Sir John William Thomson-Walker, OBE, DL, FRCS (born 6 Aug. 1871, died 5 Oct. 1937, aged 67) was a Scottish surgeon,[1] [2] Hunterian Professor of Surgery at the Royal College of Surgeons of England and a leader in the field of urology. He was knighted in 1922, was President of the Urology Section of the Royal Society of Medicine in 1922, president of the Medical Society of London in 1933[3] and president of the Société internationale d'Urologie Congress in 1933.[4]
Thomson-Walker was born in Newport-on-Tay, Fife, Scotland and was educated at the High School of Dundee, The Edinburgh Institution and Edinburgh University where he obtained his medical degree.[5] He did post graduate work in Jena, Germany, and Vienna, Austria where he became interested in urology.[6] [3] He joined St Peter's Hospital for Stone[7] in London in 1905 and also worked at the Cancer Laboratories of the Middlesex Hospital.[4]

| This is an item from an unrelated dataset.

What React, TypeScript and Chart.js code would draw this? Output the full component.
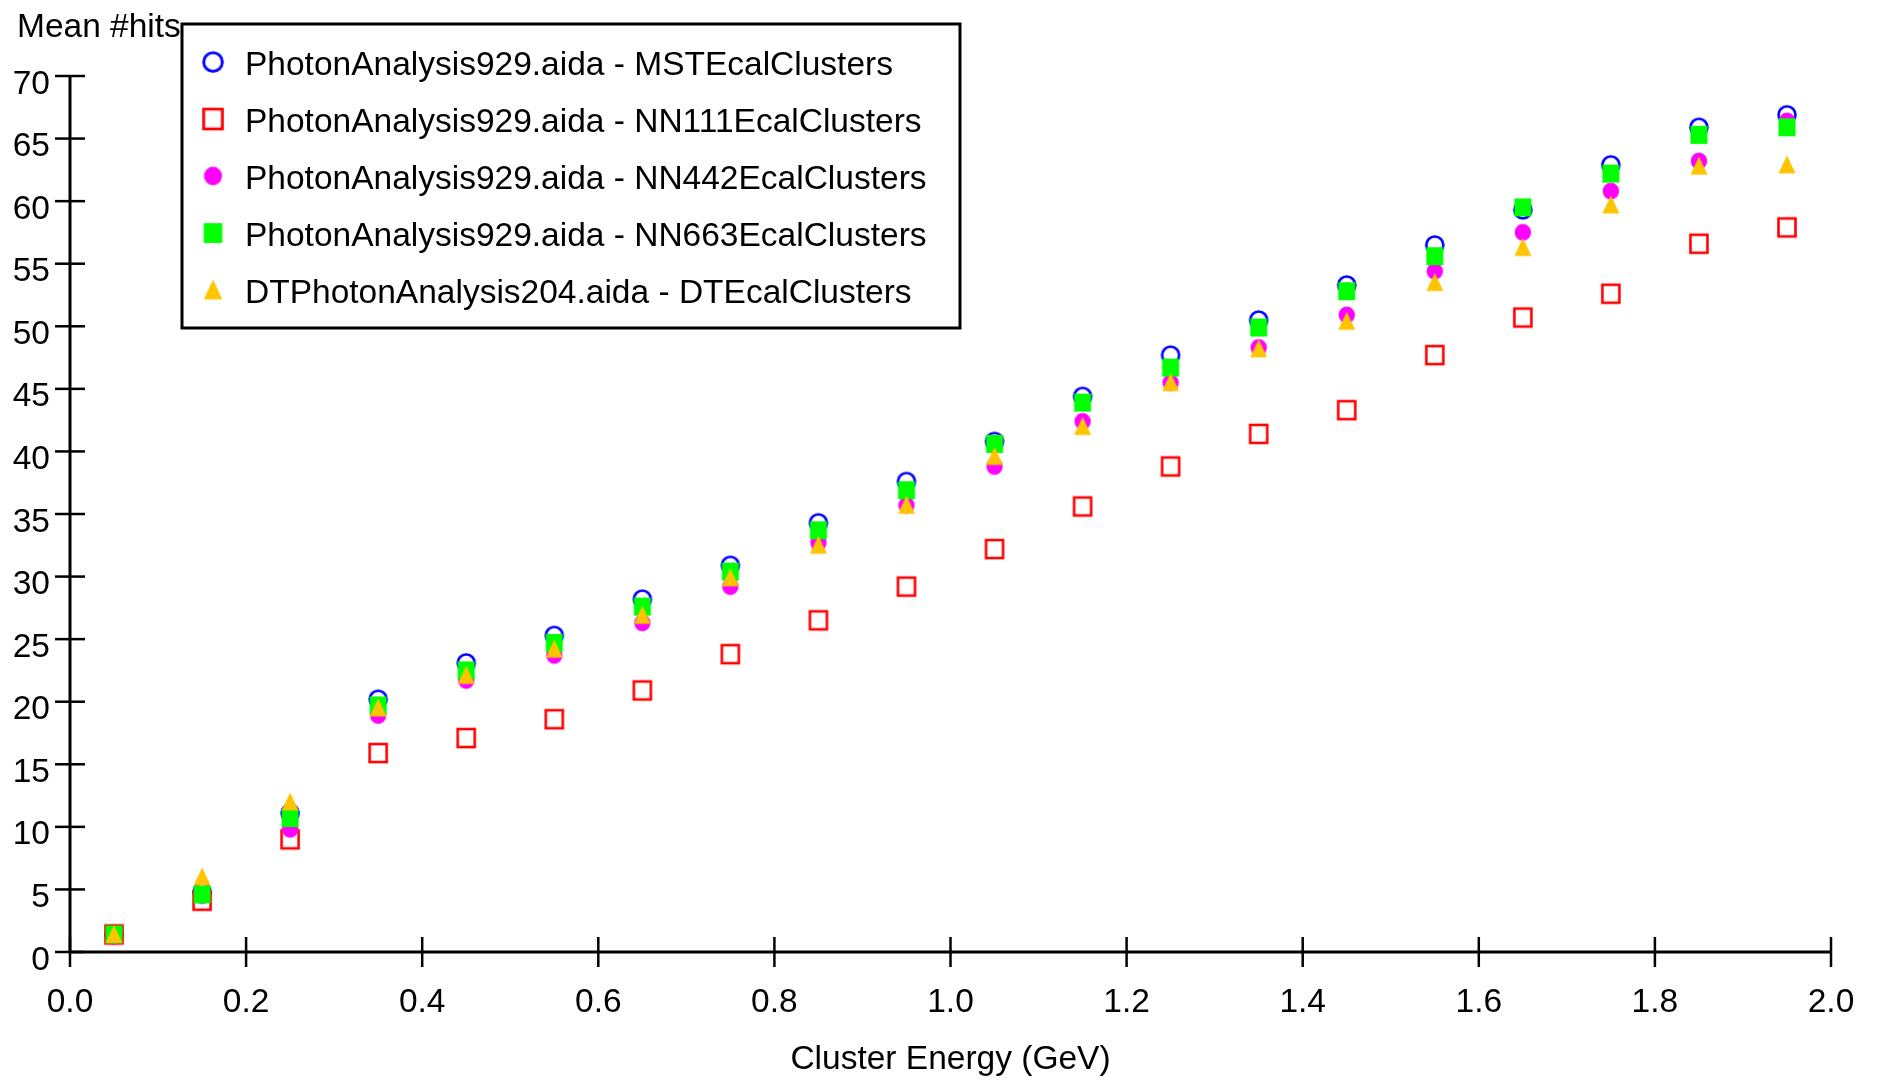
import React, { useEffect, useRef } from 'react';
import { Chart, registerables } from 'chart.js';

Chart.register(...registerables);

// ---- data ----
const energyBins = [0.05, 0.15, 0.25, 0.35, 0.45, 0.55, 0.65, 0.75, 0.85, 0.95, 1.05, 1.15, 1.25, 1.35, 1.45, 1.55, 1.65, 1.75, 1.85, 1.95];
const mstHits = [1.4, 4.8, 11.1, 20.2, 23.1, 25.3, 28.2, 30.9, 34.3, 37.6, 40.8, 44.4, 47.7, 50.5, 53.3, 56.5, 59.3, 62.9, 65.9, 66.9];
const nn111Hits = [1.4, 4.1, 9.0, 15.9, 17.1, 18.6, 20.9, 23.8, 26.5, 29.2, 32.2, 35.6, 38.8, 41.4, 43.3, 47.7, 50.7, 52.6, 56.6, 57.9];
const nn442Hits = [1.3, 4.5, 9.8, 18.9, 21.7, 23.7, 26.3, 29.2, 32.7, 35.7, 38.8, 42.4, 45.5, 48.3, 50.9, 54.4, 57.5, 60.8, 63.2, 66.4];
const nn663Hits = [1.4, 4.6, 10.7, 19.7, 22.5, 24.7, 27.6, 30.4, 33.7, 36.9, 40.6, 43.9, 46.7, 49.9, 52.8, 55.6, 59.5, 62.2, 65.3, 65.9];
const dtHits = [1.4, 6.0, 12.0, 19.5, 22.1, 24.2, 26.9, 29.9, 32.5, 35.7, 39.6, 42.0, 45.5, 48.2, 50.4, 53.5, 56.3, 59.7, 62.8, 62.9];

const seriesLabels = [
  'PhotonAnalysis929.aida - MSTEcalClusters',
  'PhotonAnalysis929.aida - NN111EcalClusters',
  'PhotonAnalysis929.aida - NN442EcalClusters',
  'PhotonAnalysis929.aida - NN663EcalClusters',
  'DTPhotonAnalysis204.aida - DTEcalClusters',
];
const xAxisTitle = 'Cluster Energy (GeV)';
const yAxisTitle = 'Mean #hits';

const FONT = '"Liberation Sans", Arial, Helvetica, sans-serif';
const FONT_PX = 33.5;

function makeMarker(kind: string, color: string): HTMLCanvasElement {
  const c = document.createElement('canvas');
  const s = 24;
  c.width = s;
  c.height = s;
  const g = c.getContext('2d') as CanvasRenderingContext2D;
  const m = s / 2;
  if (kind === 'circle') {
    g.strokeStyle = color;
    g.lineWidth = 2.6;
    g.beginPath();
    g.arc(m, m, 8.5, 0, Math.PI * 2);
    g.stroke();
  } else if (kind === 'openSquare') {
    g.strokeStyle = color;
    g.lineWidth = 2.6;
    g.strokeRect(m - 8.5, m - 9, 17, 18);
  } else if (kind === 'disc') {
    g.fillStyle = color;
    g.beginPath();
    g.ellipse(m, m, 8.2, 8.5, 0, 0, Math.PI * 2);
    g.fill();
  } else if (kind === 'square') {
    g.fillStyle = color;
    g.fillRect(m - 8.5, m - 9, 17, 18);
  } else {
    g.fillStyle = color;
    g.beginPath();
    g.moveTo(m, m - 9.5);
    g.lineTo(m + 8.5, m + 8.5);
    g.lineTo(m - 8.5, m + 8.5);
    g.closePath();
    g.fill();
  }
  return c;
}

const hepPlugin = {
  id: 'hepDecor',
  beforeDatasetsDraw(chart: any) {
    const { ctx, scales } = chart;
    const xs = scales.x;
    const ys = scales.y;
    const x0 = xs.getPixelForValue(0);
    const y0 = ys.getPixelForValue(0);
    ctx.save();
    ctx.strokeStyle = '#000';
    ctx.lineCap = 'butt';
    // axis lines
    ctx.lineWidth = 3;
    ctx.beginPath();
    ctx.moveTo(x0, y0);
    ctx.lineTo(xs.getPixelForValue(2), y0);
    ctx.moveTo(x0, y0);
    ctx.lineTo(x0, ys.getPixelForValue(70));
    ctx.stroke();
    // ticks crossing axes
    ctx.lineWidth = 2.5;
    ctx.fillStyle = '#000';
    ctx.font = `${FONT_PX}px ${FONT}`;
    ctx.textBaseline = 'alphabetic';
    ctx.textAlign = 'right';
    ys.ticks.forEach((t: any) => {
      const py = ys.getPixelForValue(t.value);
      ctx.beginPath();
      ctx.moveTo(x0 - 15, py);
      ctx.lineTo(x0 + 15, py);
      ctx.stroke();
      ctx.fillText(String(Math.round(t.value)), x0 - 20, py + 17.5);
    });
    ctx.textAlign = 'center';
    xs.ticks.forEach((t: any) => {
      const px = xs.getPixelForValue(t.value);
      ctx.beginPath();
      ctx.moveTo(px, y0 - 15);
      ctx.lineTo(px, y0 + 15);
      ctx.stroke();
      ctx.fillText(Number(t.value).toFixed(1), px, y0 + 60);
    });
    // titles
    ctx.textAlign = 'center';
    ctx.fillText(xAxisTitle, (xs.left + xs.right) / 2, 1069);
    ctx.textAlign = 'left';
    ctx.fillText(yAxisTitle, 17, 37);
    ctx.restore();
  },
  afterDraw(chart: any) {
    const { ctx } = chart;
    ctx.save();
    const bx = 182, by = 24, bw = 778, bh = 304;
    ctx.fillStyle = '#fff';
    ctx.fillRect(bx, by, bw, bh);
    ctx.strokeStyle = '#000';
    ctx.lineWidth = 3;
    ctx.strokeRect(bx, by, bw, bh);
    ctx.font = `${FONT_PX}px ${FONT}`;
    ctx.fillStyle = '#000';
    ctx.textAlign = 'left';
    ctx.textBaseline = 'alphabetic';
    const rowY = [62, 119, 176, 233, 290];
    chart.data.datasets.forEach((ds: any, i: number) => {
      const img = ds.pointStyle as HTMLCanvasElement;
      const cy = rowY[i];
      const w = img.width * 1.1;
      const h = img.height * 1.1;
      ctx.drawImage(img, 213 - w / 2, cy - h / 2, w, h);
      ctx.fillText(ds.label, 245, cy + 12.5);
    });
    ctx.restore();
  },
};

export default function App() {
  const ref = useRef<HTMLCanvasElement | null>(null);

  useEffect(() => {
    document.body.style.margin = '0';
    document.body.style.overflow = 'hidden';
    const canvas = ref.current;
    if (!canvas) return;
    const markers = [
      makeMarker('circle', '#0000ff'),
      makeMarker('openSquare', '#ff0000'),
      makeMarker('disc', '#ff00ff'),
      makeMarker('square', '#00ff00'),
      makeMarker('triangle', '#ffc400'),
    ];
    const seriesValues = [mstHits, nn111Hits, nn442Hits, nn663Hits, dtHits];
    const datasets = seriesValues.map((vals, i) => ({
      label: seriesLabels[i],
      data: energyBins.map((x, j) => ({ x, y: vals[j] })),
      pointStyle: markers[i],
      pointRadius: 10,
      pointHoverRadius: 10,
      showLine: false,
      order: 5 - i,
    }));

    const chart = new Chart(canvas, {
      type: 'scatter',
      data: { datasets },
      options: {
        responsive: false,
        animation: false,
        devicePixelRatio: 1,
        events: [],
        layout: { padding: { top: 76, right: 48, left: 0, bottom: 0 } },
        plugins: { legend: { display: false }, tooltip: { enabled: false } },
        scales: {
          x: {
            type: 'linear',
            min: 0,
            max: 2,
            ticks: { display: false, stepSize: 0.2 },
            grid: { display: false },
            border: { display: false },
            afterFit: (s: any) => { s.height = 128; },
          },
          y: {
            type: 'linear',
            min: 0,
            max: 70,
            ticks: { display: false, stepSize: 5 },
            grid: { display: false },
            border: { display: false },
            afterFit: (s: any) => { s.width = 70; },
          },
        },
      } as any,
      plugins: [hepPlugin],
    });
    return () => chart.destroy();
  }, []);

  return <canvas ref={ref} width={1879} height={1080} style={{ display: 'block' }} />;
}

He was a Surgeon Lieutenant to the East London (Tower Hamlets) Royal Engineers (Volunteers) from April 1902. During the First World War, with the rank of captain, he was consulting urologist to King George V Red Cross Hospital, King Edward VII Hospital for Officers, and the Star and Garter Home for disabled soldiers.[3] Treatment of wounded soldiers convinced him that there was a high chance of infection and death, when "spinal bladders" were treated by catheterisation. He promoted widely instead the early use of cystoscopy which dropped deaths from 80 to 20%.[6] With his surgical skill he was able to reduce the mortality rate of prostate removal from the previous high rate down to 2%.[3] He treated Philip Snowden, 1st Viscount Snowden, David Lloyd George, Robert Baden Powell, and the first Lord French.[6] [4]
He married Isabella Nairn, daughter of Sir Michael Nairn, 1st Baronet in 1909 and had a son and daughter by her.[3]

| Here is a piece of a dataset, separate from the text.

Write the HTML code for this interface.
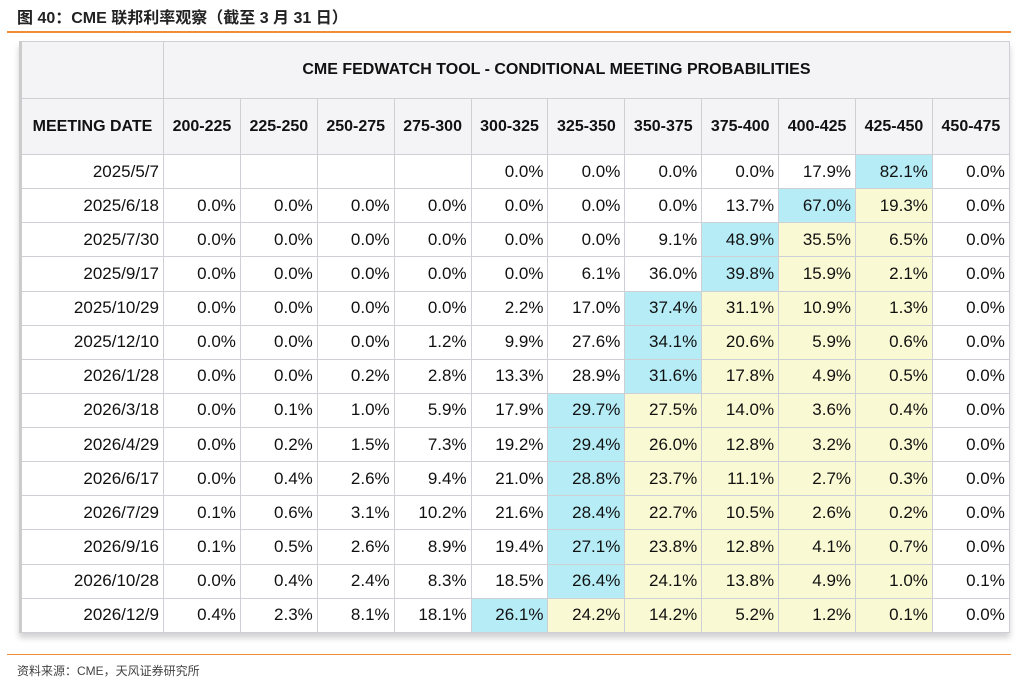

As well as a surgeon he also was a passionate collector of prints and throughout his lifetime, he amassed a collection of engraved portraits of medical men., in his will he bequeathed this collection to the University of Edinburgh "in the hope of encouraging the study of the history of medicine on which this great medical school has had such a profound and lasting influence". The collection came to the University in 1939. and is composed of more than 3,000 prints.[8]